EnrichGT: all-in-one enrichment analysis

Author

Zhiming Ye

Intro

Highlights

EnrichGT means enriching previously enriched results ($E^2_{\text{enrich}}$) into great tables and more …
Efficient C++-based functions for rapid enrichment analysis
Simple input format, empowering non-pro users
Re-clustering of enriched results provides clear and actionable insights
User-friendly HTML output that is easy to read and interpret
AI (LLM) based result annotation
Do a series of things just in ONE package

Aim and Scope

Please note that the primary goal of EnrichGT is to provide researchers in wet labs, who have been busy all day, with quick and insightful biological interpretations from dry lab data to support their experiments. Therefore, all computational methods employed are relatively straightforward and pragmatic. For example, C++ based ORA enrichment function, GSEA only using fgsea output without more analysis, use only vocabulary frequency matrix for re-enrichment instead of term’s similarity, and more… Its purpose is to offer a “quick overview”. After this initial overview, you can use more widely recognized tools to generate statistically rigorous results (not necessary though). However, don’t misunderstand—this does not mean that the statistical processes in EnrichGT are incorrect. I’ve made every effort to ensure their accuracy; they are just less refined. Additionally, the tool has been tested in most typical scenarios, but extreme cases cannot be entirely ruled out.

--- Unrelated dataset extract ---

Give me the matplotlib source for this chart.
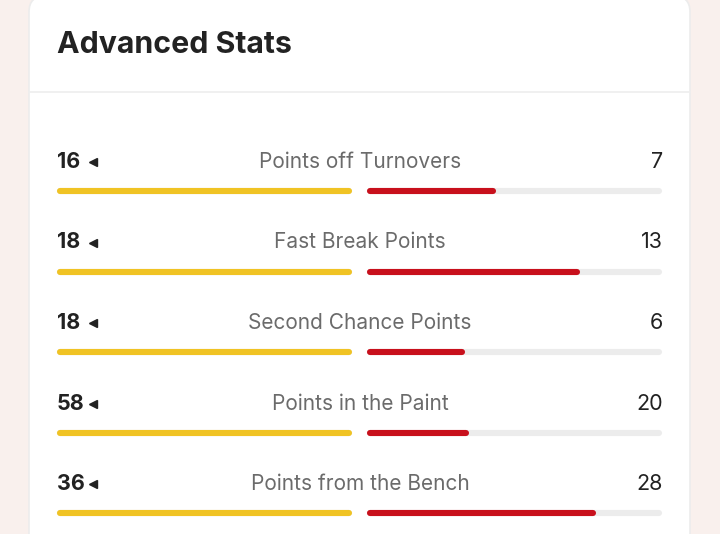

This package was developed under the inspiration of clusterProfiler (a wonderful and powerful package! I have learned a lot. Without it I won’t develop EnrichGT.), but none of EnrichGT’s internal functions rely on any clusterProfiler functions. Some database-loading code references clusterProfiler‘s implementation, but it has been extensively modified to provide lightweight experience. In other words, this is not a case of rebranding clusterProfiler under a different name. It’s a lightweight implementation designed to wet-labs. If you need a tool that handles every detail, please use clusterProfiler instead. Please see acknowledgment page for citing clusterProfiler.

Install EnrichGT

install.packages("pak")
pak::pkg_install("ZhimingYe/EnrichGT")

The AnnotationDbi, fgsea, reactome.db and GO.db were from BioConductor and might be slow to install. If you can’t install, please re-check your web connections or update your R and BioConductor, or use Posit Package Manager to install when using old R.

Meet EnrichGT

Please see articles on the left! Especially the basic workflow introduction.

Tip

See package function page for further detail params of functions. (For example, how to use a function)

You can use ? function to get further help when installed.

?egt_recluster_analysis

In most examples of this document, we use a result table of DEG analysis DEG.csv. The gene symbols of DEG.csv is on the first column without column name. In default read_csv() convert the unamed column name to ...1. So DEGtable$...1 refers to gene symbols.

Overview

graph LR
    
    M[genes]
    N[genes with weights]
    
    subgraph Enrichment Analysis
        A[egt_enrichment_analysis]
        B[egt_gsea_analysis]
    end

    subgraph Pathway Databases
        D[database_* funcs]
    end

    subgraph Visualize results
        P1[egt_plot_results]
        P2[egt_plot_gsea]
    end

    subgraph egt_recluster_analysis
        K1[Pretty table]
        K2[AI Annotation]
        CC[cluster modules]
        MG[gene modules]
    end

    subgraph Pathway Act. and TF infer 
        
        I[egt_infer]
    end
    
    M --> A
    N --> B
    
    D --> A
    D --> B
    
    A --> C[Enriched Result]
    B --> C

    C --> CC
    C --> MG

    C --> P1

    CC --> K1
    MG --> K1

    CC --> K2
    MG --> K2

    CC --> P1
    C --> P2

    MG --> I

^{The functions from EnrichGT are starting with “egt_” or “database_”.}